“Yesterday we were in shock and paralyzed, today we jolted back into motion.”
PARIS- One of Paris’s favorite sites for protests, almost empty in the immediate wake of bloody attacks on Friday, filled up again on Sunday despite a ban on public rallies and a tense atmosphere among the thousands of French demonstrators.
“Yesterday we were in shock and paralyzed, today we jolted back into motion,” said executive assistant Gaelle Daligaud, holding her son in her arms at the Place de la Republique as a group sang the French national anthem.
Linda, who lost a friend in the jihadist attacks that occurred not far from the square, said she could not stay away. “Yesterday, I shut myself in, I stayed in the dark,” she said. “Today I had to go out, to be here with people.”
The square in eastern Paris, which attracted mass rallies after attacks in January that killed 17 at Charlie Hebdo magazine and a Jewish supermarket, had been all but deserted on Saturday after attackers killed at least 132 people the previous night.
The few who turned up on Saturday said others were afraid or followed police advice not to leave their homes.
And although people said they felt good about Sunday’s gathering, the crowd at one point suddenly started to run in panic towards side streets.
Nobody seemed to know why, but the sudden show of fear seemed to betray a tension Parisians still feel.
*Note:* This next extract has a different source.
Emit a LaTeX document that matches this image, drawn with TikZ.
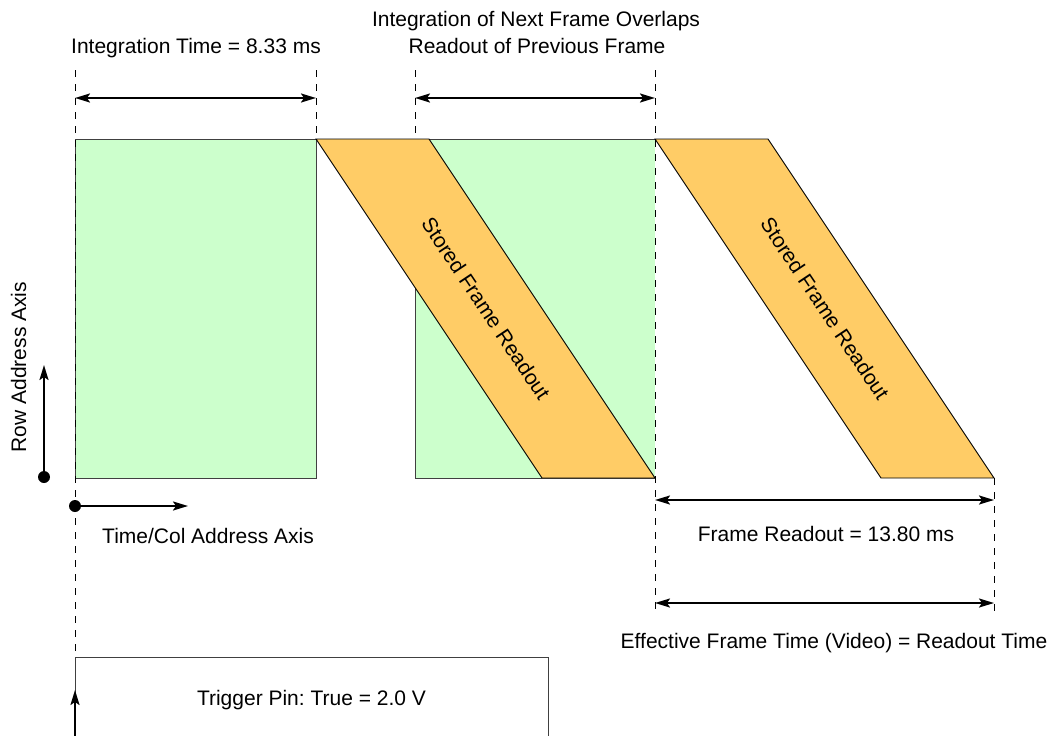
\documentclass[tikz,border=0pt]{standalone}
\usepackage{fontspec}
\setmainfont{Liberation Sans}
\frenchspacing
\usetikzlibrary{arrows.meta,positioning}
\definecolor{integgreen}{HTML}{CCFFCC}
\definecolor{readorange}{HTML}{FFCC66}
\definecolor{edgegray}{HTML}{404040}
\tikzset{
    integ/.style = {fill=integgreen,draw=edgegray,line width=1pt},
    band/.style = {fill=readorange,draw=black,line width=0.9pt,line join=miter},
    guide/.style = {draw=black,line width=1pt,dash pattern=on 7pt off 7pt},
    span/.style = {{Stealth[length=15pt,width=9pt,inset=3pt]}-{Stealth[length=15pt,width=9pt,inset=3pt]},line width=2pt},
    axisarr/.style = {-{Stealth[length=15pt,width=9pt,inset=3pt]},line width=2pt},
    lbl/.style = {font=\fontsize{21}{25}\selectfont,inner sep=0pt,text=black},
    dot/.style = {circle,fill=black,inner sep=0pt,minimum size=12pt},
    trig/.style = {rectangle,draw=edgegray,line width=1pt,fill=none,font=\fontsize{21}{25}\selectfont,inner sep=0pt}
}
\begin{document}
\begin{tikzpicture}[x=1pt,y=-1pt]
    \useasboundingbox (0,0) rectangle (1053,736);

    % integration windows and readout bands
    \draw[integ] (75,139) rectangle (316,478);
    \fill[integgreen] (415,139) rectangle (655,478);
    \draw[edgegray,line width=1pt] (655,139) -- (415,139) -- (415,478) -- (655,478);
    \draw[band] (316,139) -- (429,139) -- (655,478) -- (542,478) -- cycle;
    \draw[band] (655,139) -- (768,139) -- (994,478) -- (881,478) -- cycle;
    \node[lbl,rotate=-56.3] (band1) at (486,308.5) {Stored Frame Readout};
    \node[lbl,rotate=-56.3] (band2) at (825,308.5) {Stored Frame Readout};

    % guide lines
    \coordinate (g0top) at (75,70);   \coordinate (g0bot) at (75,657);
    \coordinate (g1top) at (316,70);  \coordinate (g1bot) at (316,139);
    \coordinate (g2top) at (415,70);  \coordinate (g2bot) at (415,139);
    \coordinate (g3top) at (655,70);  \coordinate (g3bot) at (655,615);
    \coordinate (g4top) at (994,478); \coordinate (g4bot) at (994,615);
    \draw[guide] (g0top) -- (g0bot);
    \draw[guide] (g1top) -- (g1bot);
    \draw[guide] (g2top) -- (g2bot);
    \draw[guide] (g3top) -- (g3bot);
    \draw[guide] (g4top) -- (g4bot);

    % spans
    \coordinate (intL) at (75,98);   \coordinate (intR) at (316,98);
    \coordinate (ovlL) at (415,98);  \coordinate (ovlR) at (655,98);
    \coordinate (roL)  at (655,500); \coordinate (roR)  at (994,500);
    \coordinate (efL)  at (655,603); \coordinate (efR)  at (994,603);
    \draw[span] (intL) -- (intR);
    \draw[span] (ovlL) -- (ovlR);
    \draw[span] (roL) -- (roR);
    \draw[span] (efL) -- (efR);

    \node[lbl,anchor=base] (inttime) at (196,53) {Integration Time = 8.33 ms};
    \node[lbl,anchor=base] (ovl1) at (536,26) {Integration of Next Frame Overlaps};
    \node[lbl,anchor=base] (ovl2) at (537,53) {Readout of Previous Frame};
    \node[lbl,anchor=base] (rotime) at (826,541) {Frame Readout = 13.80 ms};
    \node[lbl,anchor=base] (eftime) at (834,648) {Effective Frame Time (Video) = Readout Time};

    % axes
    \node[dot] (rowdot) at (44,477) {};
    \node[dot] (coldot) at (75,506) {};
    \coordinate (rowtip) at (44,365);
    \coordinate (coltip) at (188,506);
    \draw[axisarr] (rowdot.center) -- (rowtip);
    \draw[axisarr] (coldot.center) -- (coltip);
    \node[lbl,rotate=90,anchor=base] (rowlbl) at (26,367) {Row Address Axis};
    \node[lbl,anchor=base] (collbl) at (208,543) {Time/Col Address Axis};

    % trigger
    \node[trig,minimum width=473pt,minimum height=86pt] (trigger) at (311.5,700) {Trigger Pin: True = 2.0 V};
    \coordinate (trigfoot) at (75,745);
    \coordinate (trigtip) at (75,690);
    \draw[axisarr] (trigfoot) -- (trigtip);
\end{tikzpicture}
\end{document}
“The crowds started moving apparently without reason,” said a policeman on the scene. There were rumors of gunshots, but he said clearly: “We didn’t hear anything and all the people we’ve asked didn’t hear anything either.”
The square slowly filled up again after the short scare.
Forty-three year old Gaelle Daligaud, who came with her Moroccan Muslim neighbor Rajaa Hanine, said she wanted to be there with her “to show to those terrorists that they haven’t won, that their stupidity can’t divide us. We needed it”.
On the central statue, amid flowers and candles, a gigantic banner read: “Not afraid.”
In a corner of the square, a wall was spray-painted with the City of Paris motto “Fluctuat Nec Mergitur” – Latin for “buffeted (by waves) but not sunk”. At its feet, people had laid small paper boats.
“It feels good, it will help me feel better, I’m so sad,” Daligaud’s neighbor Hanine said, visibly moved as she held her son’s hand.
Earlier in the day, Parisians could also be seen making the most of an unusually warm, sunny November Sunday, undaunted by the occasional police sirens.
Cafe terraces were packed during lunchtime in popular central areas such as the hip Montorgueil district. Children played in the park near Les Halles shopping centre. Joggers were out in force along the river Seine.
A community garden in northern Paris also sported a “fluctuat nec mergitur” banner. Not far away, an improvised photo exhibition on a metal gate showed pictures of people holding placards reading the same motto or others including “courage is not the absence of fear but to triumph over it.”
In some neighborhoods of Paris and other French cities, candles were lit and put by windows at night in memory of the victims. About a third of the windows in the upper part of the Marais had candles on Saturday night as Parisians paid tribute to the victims of the attacks.
“Lights will never be put out,” one banner in another neighborhood read.